Interior or exterior

EXT or INT are the only acceptable abbreviation. It’s not necessary to write INTERIOR or EXTERIOR. If the scenery is changing (like for example characters walking out of a room) but the camera is still following the same characters without cutting, you’ll need to write down the whole heading again.

INT. KITCHEN – DAY

EXT. BACKYARD – DAY

or

INT. KITCHEN – DAY

INT. LIVING ROOM – DAY

However, in the case of a character on a moving vehicle, all you need to do is write the vehicle’s name and add the word “MOVING” or “TRAVELING

INT. FERRARI – DAY – TRAVELING

Location

The second part of the scene heading is the location itself. It establishes where the characters are physically placed. There’s no need to describe the details (that’s a job for later), just the name of the place they’re in, the vehicle or the geographical location is enough.

Sometimes it’s necessary to add another element to the scene heading to make sure that the reader understands the context of the scene. Let’s say for example that you’re writing a story and there are two separate scenes that take place in two different locations but both locations are called “LIVING ROOM”. In that case, you’ll need to add context so that the reader doesn’t confuse one location with the other. So the primary location (usually the name of the building or geographical place) goes right after INT./EXT. while the secondary location (the area where the action takes place) goes right before DAY/NIGHT.

Date/historical period

A setting’s aesthetic can change drastically depending on the time period. If your story takes place in a specific decade (like the 50s or 60s) but you don’t specify the time period in the heading, the reader will end up assuming that the scene takes place in the present.

Time of day

The last element is the time of the day. Usually, you only need to write “DAY” or “NIGHT” because even if two scenes take place in the same location, the lighting will have to be adjusted.

However, there are some cases where you’ll want to be more specific. Then you’ll have to write an approximation of the time (like DUSK DAWN SUNRISE SUNSET etc…) in parenthesis next to DAY or NIGHT.

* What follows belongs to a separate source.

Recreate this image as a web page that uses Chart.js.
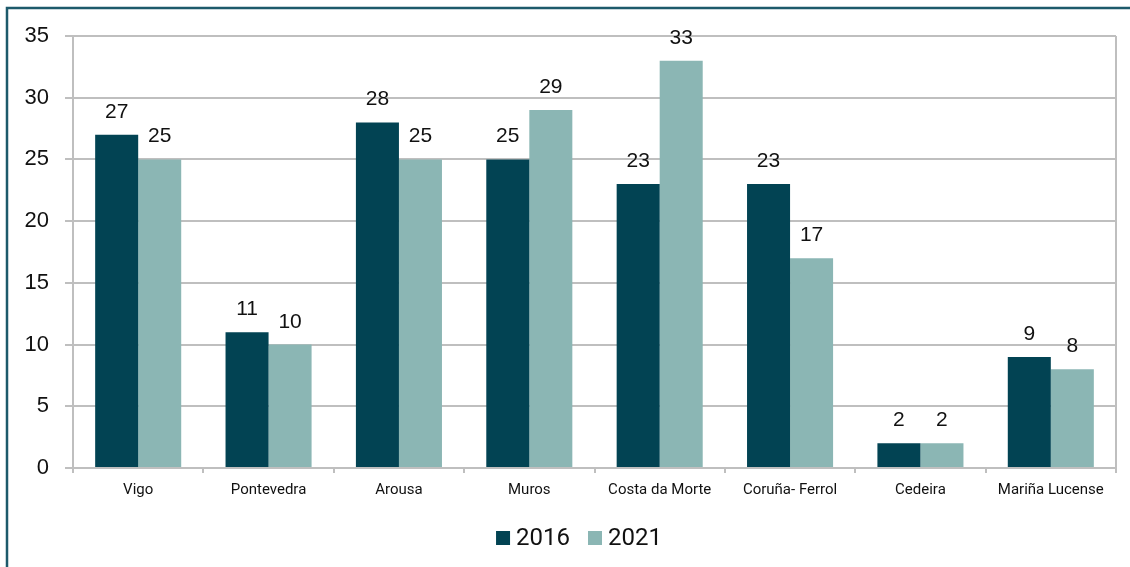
<!DOCTYPE html>
<html><head><meta charset="utf-8">
<script src="https://cdn.jsdelivr.net/npm/chart.js@4"></script>
<style>html,body{margin:0;padding:0;background:#fff}#w{width:1130px;height:567px;position:relative}</style>
</head><body><div id="w"><canvas id="c" width="1130" height="567"></canvas></div>
<script>
const categories = ["Vigo","Pontevedra","Arousa","Muros","Costa da Morte","Coruña- Ferrol","Cedeira","Mariña Lucense"];
const values2016 = [27,11,28,25,23,23,2,9];
const values2021 = [25,10,25,29,33,17,2,8];
const yTicks = [0,5,10,15,20,25,30,35];

const dark = "#024353", light = "#8bb6b4", gridC = "#bfbfbf";

const deco = {
  id:'deco',
  beforeDraw(chart){
    const c = chart.ctx;
    c.save();
    c.fillStyle = "#fff"; c.fillRect(0,0,chart.width,chart.height);
    c.strokeStyle = "#1d5a6b"; c.lineWidth = 2.5;
    c.beginPath(); c.moveTo(7,567); c.lineTo(7,8); c.lineTo(1130,8); c.stroke();
    c.restore();
  },
  afterDatasetsDraw(chart){
    const c = chart.ctx, a = chart.chartArea;
    c.save();
    c.strokeStyle = gridC; c.lineWidth = 2;
    c.beginPath(); c.moveTo(a.right, a.top); c.lineTo(a.right, a.bottom+4); c.stroke();
    // data labels
    c.font = "21px 'Liberation Sans', Arial, sans-serif"; c.fillStyle = "#111"; c.textAlign = "center"; c.textBaseline = "alphabetic";
    chart.data.datasets.forEach((ds,i)=>{
      chart.getDatasetMeta(i).data.forEach((bar,j)=>{
        c.fillText(String(ds.data[j]), bar.x, bar.y - 17);
      });
    });
    // legend
    c.font = "24px Roboto"; c.textAlign = "left";
    const box = 14, gap = 6, sep = 18;
    const items = chart.data.datasets.map(ds=>({t:ds.label, col:ds.backgroundColor, w:c.measureText(ds.label).width}));
    let total = items.reduce((s,it)=>s+box+gap+it.w,0) + sep*(items.length-1);
    let x = 579 - total/2;
    const baseY = 545;
    items.forEach(it=>{
      c.fillStyle = it.col; c.fillRect(x, 531, box, box);
      c.fillStyle = "#111"; c.fillText(it.t, x+box+gap, baseY);
      x += box+gap+it.w+sep;
    });
    c.restore();
  }
};

new Chart(document.getElementById('c'), {
  type:'bar',
  data:{labels:categories, datasets:[
    {label:"2016", data:values2016, backgroundColor:dark, categoryPercentage:0.66, barPercentage:1.0},
    {label:"2021", data:values2021, backgroundColor:light, categoryPercentage:0.66, barPercentage:1.0}
  ]},
  options:{
    responsive:false, animation:false, devicePixelRatio:1,
    layout:{padding:{left:10,right:14,top:36,bottom:0}},
    plugins:{ tooltip:{enabled:false}, legend:{display:false} },
    scales:{
      x:{
        afterFit(s){ s.height = 99; },
        grid:{offset:true, drawOnChartArea:false, drawTicks:true, tickLength:5, color:gridC, lineWidth:2},
        border:{color:gridC, width:2},
        ticks:{font:{family:"Roboto",size:15}, color:"#111", padding:8, maxRotation:0, autoSkip:false}
      },
      y:{
        min:0, max:35,
        afterBuildTicks(s){ s.ticks = yTicks.map(v=>({value:v})); },
        afterFit(s){ s.width = 63; },
        grid:{color:gridC, lineWidth:2, tickLength:8, drawTicks:true},
        border:{color:gridC, width:2},
        ticks:{font:{family:"'Liberation Sans', Arial, sans-serif",size:22}, color:"#111", padding:16}
      }
    }
  },
  plugins:[deco]
});
</script></body></html>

Let’s say for example that you need a proposal scene to take place at sunset because 3 pm in the afternoon just isn’t romantic enough. You’ll have to write:

EXT. BEACH – DAY (SUNSET)

In the same spot, you can also place the word LATER for a scene that takes place later in the same location. However, that can only be used if the scene that came before and the one that you’re about to write take place in the same exact location. Because if the characters have changed setting there’s no need to add LATER.

Flashback/Dream sequence

The scene heading will also need to indicate if the scene it refers to is a flashback or a different type of sequence that takes place in a different time/reality.

In that case, the word “FLASHBACK” or “DREAM SEQUENCE” or “MEMORY” will be placed before the rest of the scene heading.